◆ Given exercise:
Copy from the first line below down to and including the line with "(ntcards) at (605,140)". Skip the pictures.

Plotting code records:
--------
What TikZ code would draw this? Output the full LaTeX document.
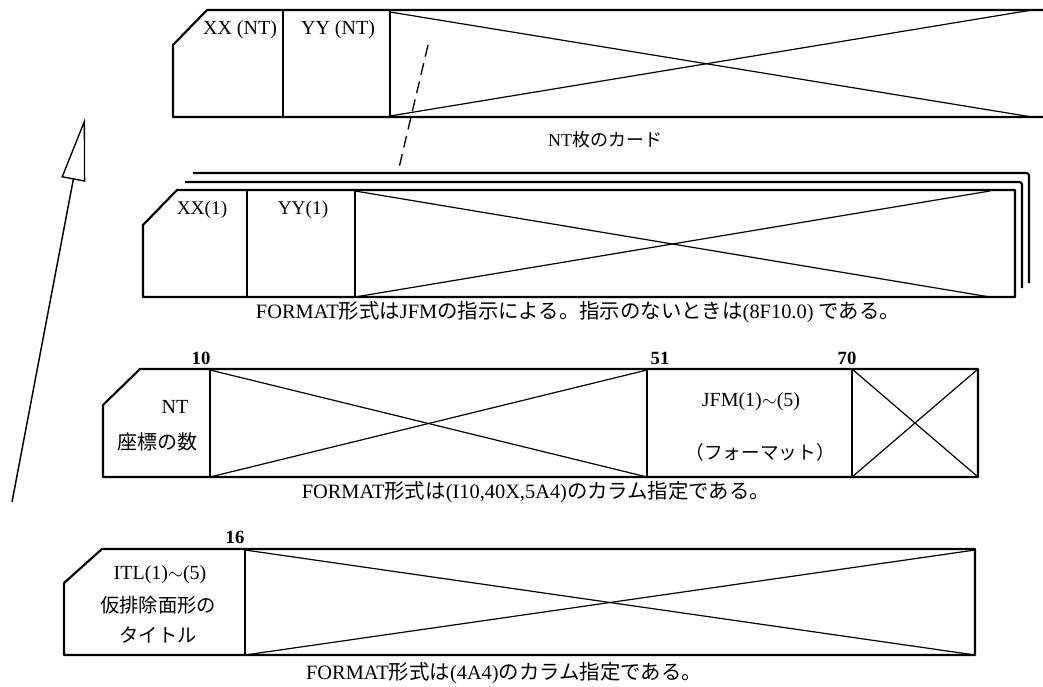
\documentclass[tikz,border=0pt]{standalone}
\usepackage{fontspec}
\setmainfont{Liberation Serif}
\newfontfamily\jpfont{Noto Sans CJK JP}
\usetikzlibrary{arrows.meta}
\newcommand\J[1]{{\jpfont #1}}
\begin{document}
\begin{tikzpicture}[x=0.75pt,y=-0.75pt,
  card/.style={line width=1.6pt, line join=round},
  layer/.style={line width=1.6pt, rounded corners=2pt},
  divider/.style={line width=1.3pt},
  cross/.style={line width=0.9pt},
  lbl/.style={font=\fontsize{15}{17}\selectfont, inner sep=0pt},
  jlbl/.style={font=\fontsize{14.5}{17}\selectfont, inner sep=0pt},
  captxt/.style={font=\fontsize{15.3}{17}\selectfont, inner sep=0pt},
  num/.style={font=\fontsize{14}{16}\selectfont\bfseries, inner sep=0pt}]
\useasboundingbox (0,0) rectangle (1043,686);

% ---------- card NT (top) ----------
\draw[card] (1043,10) -- (207,10) -- (173,45) -- (173,117) -- (1043,117);
\draw[divider] (283,10) -- (283,117);
\draw[divider] (390,10) -- (390,117);
\draw[cross] (390,12) -- (1032,117);
\draw[cross] (390,116) -- (1032,10);
\node[lbl] (xxnt) at (240,30) {XX (NT)};
\node[lbl] (yynt) at (338,30) {YY (NT)};
\node[jlbl, font=\fontsize{13.5}{15}\selectfont] (ntcards) at (605,140) {NT\J{枚のカード}};

% dashed link
\coordinate (dA) at (428,45);
\coordinate (dB) at (398,172);
\draw[line width=1pt, dash pattern=on 9pt off 5pt] (dA) -- (dB);

% ---------- stacked cards ----------
\draw[layer] (193,173) -- (1029,173) -- (1029,283);
\draw[layer] (185,182) -- (1022,182) -- (1022,288);
\draw[card] (143,225) -- (177,190) -- (1015,190) -- (1015,297) -- (143,297) -- cycle;
\draw[divider] (247,190) -- (247,297);
\draw[divider] (355,190) -- (355,297);
\draw[cross] (355,191) -- (990,297);
\draw[cross] (355,297) -- (990,191);
\node[lbl, font=\fontsize{14.5}{16}\selectfont] (xx1) at (202,210) {XX(1)};
\node[lbl, font=\fontsize{14.5}{16}\selectfont] (yy1) at (303,210) {YY(1)};
\node[captxt] (cap1) at (578,312) {FORMAT\J{形式は}JFM\J{の指示による。指示のないときは}(8F10.0) \J{である。}};

% ---------- card 3 ----------
\node[num] (n10) at (201,358) {10};
\node[num] (n51) at (660,358) {51};
\node[num] (n70) at (847,358) {70};
\draw[card] (103,405) -- (140,369) -- (978,369) -- (978,477) -- (103,477) -- cycle;
\draw[divider] (210,369) -- (210,477);
\draw[divider] (647,369) -- (647,477);
\draw[divider] (852,369) -- (852,477);
\draw[cross] (210,370) -- (647,477);
\draw[cross] (210,477) -- (647,370);
\draw[cross] (852,369) -- (978,477);
\draw[cross] (852,477) -- (978,369);
\node[lbl] (nt) at (175,407) {NT};
\node[jlbl, font=\fontsize{15}{17}\selectfont] (zahyo) at (157,442) {\J{座標の数}};
\node[lbl] (jfm) at (751,402) {JFM(1)$\sim$(5)};
\node[jlbl, font=\fontsize{14}{16}\selectfont] (fmt) at (760,452) {\J{（フォーマット）}};
\node[captxt] (cap2) at (536,492) {FORMAT\J{形式は}(I10,40X,5A4)\J{のカラム指定である。}};

% ---------- card 4 ----------
\node[num] (n16) at (235,537) {16};
\draw[card] (64,583) -- (102,549) -- (975,549) -- (975,655) -- (64,655) -- cycle;
\draw[divider] (245,549) -- (245,655);
\draw[cross] (245,550) -- (975,655);
\draw[cross] (245,655) -- (975,550);
\node[lbl] (itl) at (160,575) {ITL(1)$\sim$(5)};
\node[jlbl] (kari) at (158,605) {\J{仮排除面形の}};
\node[jlbl] (title) at (158,635) {\J{タイトル}};
\node[captxt] (cap3) at (504,673) {FORMAT\J{形式は}(4A4)\J{のカラム指定である。}};

% ---------- big arrow ----------
\coordinate (aS) at (12,502);
\coordinate (aT) at (85,118);
\draw[line width=1.1pt, -{Triangle[open, length=47pt, width=18pt, line width=1pt]}] (aS) -- (aT);
\end{tikzpicture}
\end{document}
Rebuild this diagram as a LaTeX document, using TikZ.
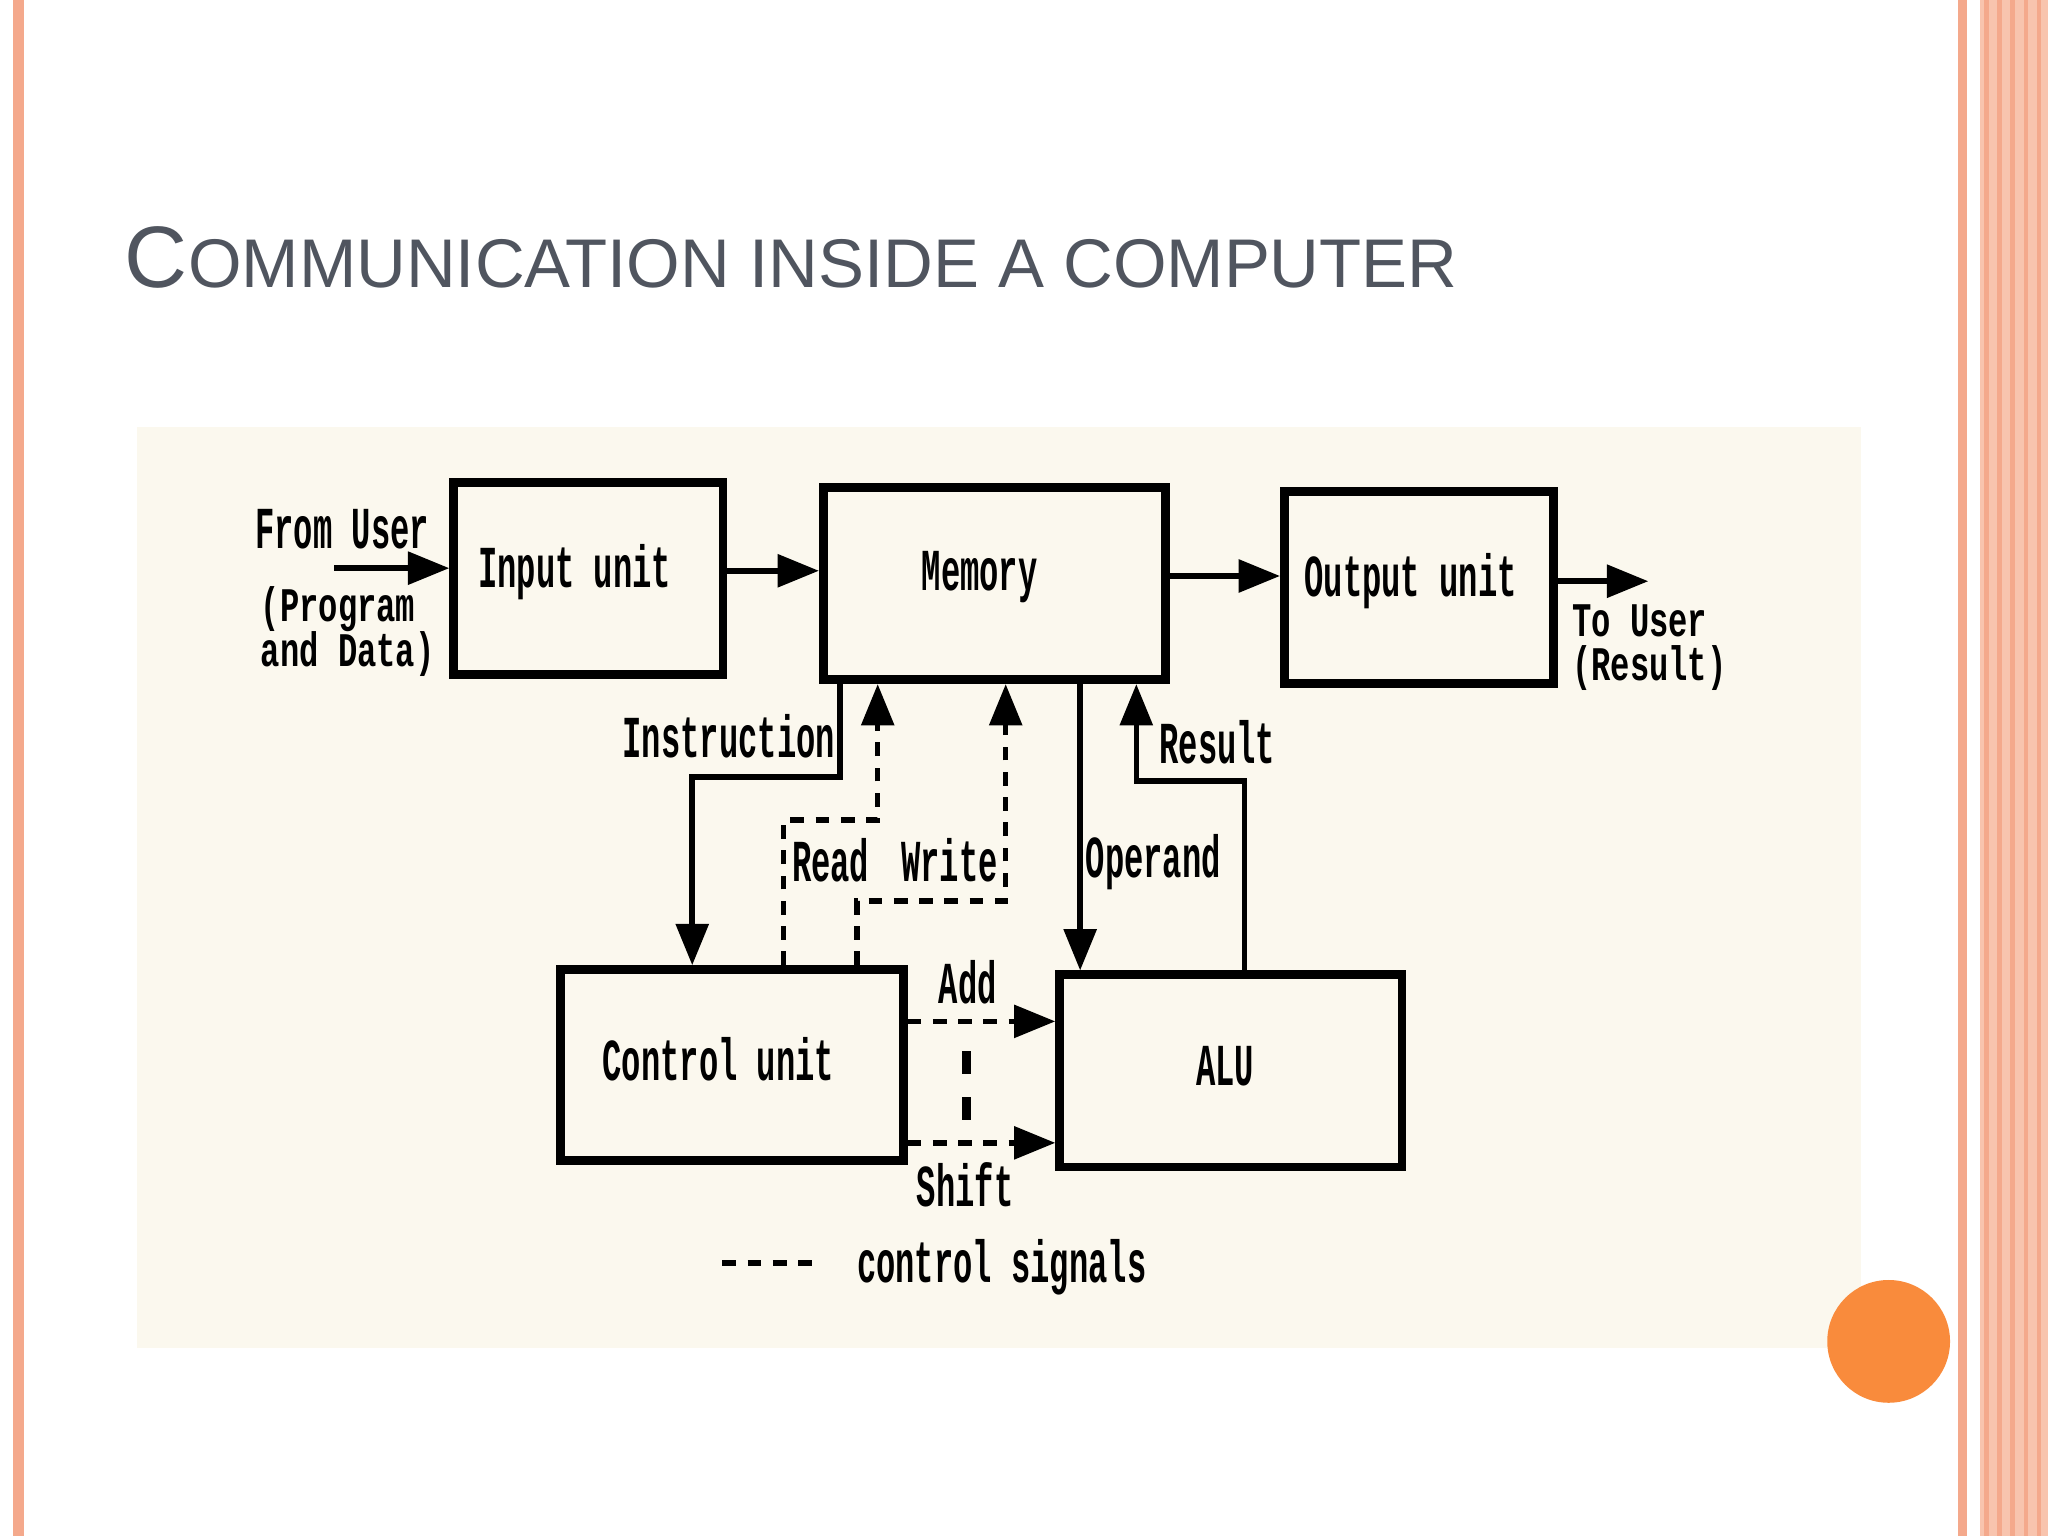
\documentclass[tikz,border=0pt]{standalone}
\usepackage{fontspec}
\setmainfont{Liberation Sans}
\newfontfamily\diag{Liberation Mono}
\usetikzlibrary{arrows.meta}
\definecolor{titlec}{HTML}{50555F}
\definecolor{orng}{HTML}{F98B3C}
\definecolor{salm}{HTML}{F4A98C}
\definecolor{salml}{HTML}{F8C4AE}
\definecolor{cream}{HTML}{FBF8EE}
\newcommand\tall[1]{\scalebox{1}[1.85]{#1}}
\newcommand\midtall[1]{\scalebox{1}[1.5]{#1}}
\begin{document}
\begin{tikzpicture}[x=0.01cm,y=-0.01cm,
  box/.style={draw,line width=1.9pt,inner sep=0pt,anchor=north west},
  wire/.style={line width=1.2pt},
  arr/.style={wire,-{Triangle[length=9pt,width=7pt]}},
  sig/.style={line width=1.2pt,dash pattern=on 3pt off 2.5pt},
  sigarr/.style={sig,-{Triangle[length=9pt,width=7pt]}},
  lbl/.style={font=\diag\bfseries\fontsize{7}{13}\selectfont,align=left,inner sep=0pt}]
\useasboundingbox (0,0) rectangle (1568,1176);
\fill[white] (0,0) rectangle (1568,1176);
% borders
\fill[salm] (10,0) rectangle (18,1176);
\fill[salm] (1499,0) rectangle (1506,1176);
\fill[salml] (1516,0) rectangle (1568,1176);
\foreach \x in {1521,1531,1541,1551,1561} \draw[salm,line width=1pt] (\x,0) -- (\x,1176);
% title
\node[anchor=base west,inner sep=0pt,text=titlec,font=\fontsize{19}{22}\selectfont] (title) at (95,220)
 {C{\fontsize{15}{18}\selectfont OMMUNICATION INSIDE A COMPUTER}};
% image area
\fill[cream] (105,327) rectangle (1425,1032);
% boxes
\node[box,minimum width=2.06cm,minimum height=1.47cm] (in) at (344,366) {};
\node[box,minimum width=2.62cm,minimum height=1.47cm] (mem) at (627,370) {};
\node[box,minimum width=2.06cm,minimum height=1.47cm] (out) at (980,373) {};
\node[box,minimum width=2.62cm,minimum height=1.46cm] (cu) at (426,739) {};
\node[box,minimum width=2.62cm,minimum height=1.47cm] (alu) at (808,743) {};
\node[lbl] (tin) at (440,438) {\tall{Input unit}};
\node[lbl] (tmem) at (750,442) {\tall{Memory}};
\node[lbl] (tout) at (1080,445) {\tall{Output unit}};
\node[lbl] (tcu) at (550,811) {\tall{Control unit}};
\node[lbl] (talu) at (938,816) {\tall{ALU}};
% external labels
\node[lbl] (fu) at (262,405) {\tall{From User}};
\node[lbl,anchor=base west] (pd1) at (199,476) {\midtall{(Program}};
\node[lbl,anchor=base west] (pd2) at (199,510) {\midtall{and Data)}};
\node[lbl,anchor=base west] (tu1) at (1203,487) {\midtall{To User}};
\node[lbl,anchor=base west] (tu2) at (1203,521) {\midtall{(Result)}};
\coordinate (fs) at (256,435);
\coordinate (te) at (1262,445);
\draw[arr] (fs) -- (fs -| in.west);
\draw[arr] (in.east |- 0,437) -- (mem.west |- 0,437);
\draw[arr] (mem.east |- 0,441) -- (out.west |- 0,441);
\draw[arr] (out.east |- te) -- (te);
% instruction
\draw[arr] (mem.south -| 643,0) -- (643,595) -- (530,595) -- (cu.north -| 530,0);
\node[lbl] (tins) at (558,564) {\tall{Instruction}};
% read / write
\draw[sigarr] (cu.north -| 600,0) -- (600,628) -- (672,628) -- (mem.south -| 672,0);
\draw[sigarr] (cu.north -| 656,0) -- (656,690) -- (770,690) -- (mem.south -| 770,0);
\node[lbl] (trd) at (636,659) {\tall{Read}};
\node[lbl] (twr) at (727,659) {\tall{Write}};
% operand / result
\draw[arr] (mem.south -| 827,0) -- (alu.north -| 827,0);
\node[lbl] (top) at (883,660) {\tall{Operand}};
\draw[arr] (alu.north -| 953,0) -- (953,598) -- (870,598) -- (mem.south -| 870,0);
\node[lbl] (tres) at (932,568) {\tall{Result}};
% add / shift
\draw[sigarr] (cu.east |- 0,782) -- (alu.west |- 0,782);
\draw[sigarr] (cu.east |- 0,875) -- (alu.west |- 0,875);
\node[lbl] (tadd) at (741,752) {\tall{Add}};
\node[lbl] (tsh) at (739,907) {\tall{Shift}};
\draw[line width=2pt,dash pattern=on 5pt off 5pt] (740,805) -- (740,860);
% legend
\coordinate (l1) at (553,967);
\coordinate (l2) at (630,967);
\draw[sig] (l1) -- (l2);
\node[lbl] (tleg) at (767,970) {\tall{control signals}};
% orange circle
\fill[orng] (1446,1027) circle (47);
\end{tikzpicture}
\end{document}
--------
◆ Exercise result:
What TikZ code would draw this? Output the full LaTeX document.
\documentclass[tikz,border=0pt]{standalone}
\usepackage{fontspec}
\setmainfont{Liberation Serif}
\newfontfamily\jpfont{Noto Sans CJK JP}
\usetikzlibrary{arrows.meta}
\newcommand\J[1]{{\jpfont #1}}
\begin{document}
\begin{tikzpicture}[x=0.75pt,y=-0.75pt,
  card/.style={line width=1.6pt, line join=round},
  layer/.style={line width=1.6pt, rounded corners=2pt},
  divider/.style={line width=1.3pt},
  cross/.style={line width=0.9pt},
  lbl/.style={font=\fontsize{15}{17}\selectfont, inner sep=0pt},
  jlbl/.style={font=\fontsize{14.5}{17}\selectfont, inner sep=0pt},
  captxt/.style={font=\fontsize{15.3}{17}\selectfont, inner sep=0pt},
  num/.style={font=\fontsize{14}{16}\selectfont\bfseries, inner sep=0pt}]
\useasboundingbox (0,0) rectangle (1043,686);

% ---------- card NT (top) ----------
\draw[card] (1043,10) -- (207,10) -- (173,45) -- (173,117) -- (1043,117);
\draw[divider] (283,10) -- (283,117);
\draw[divider] (390,10) -- (390,117);
\draw[cross] (390,12) -- (1032,117);
\draw[cross] (390,116) -- (1032,10);
\node[lbl] (xxnt) at (240,30) {XX (NT)};
\node[lbl] (yynt) at (338,30) {YY (NT)};
\node[jlbl, font=\fontsize{13.5}{15}\selectfont] (ntcards) at (605,140) {NT\J{枚のカード}};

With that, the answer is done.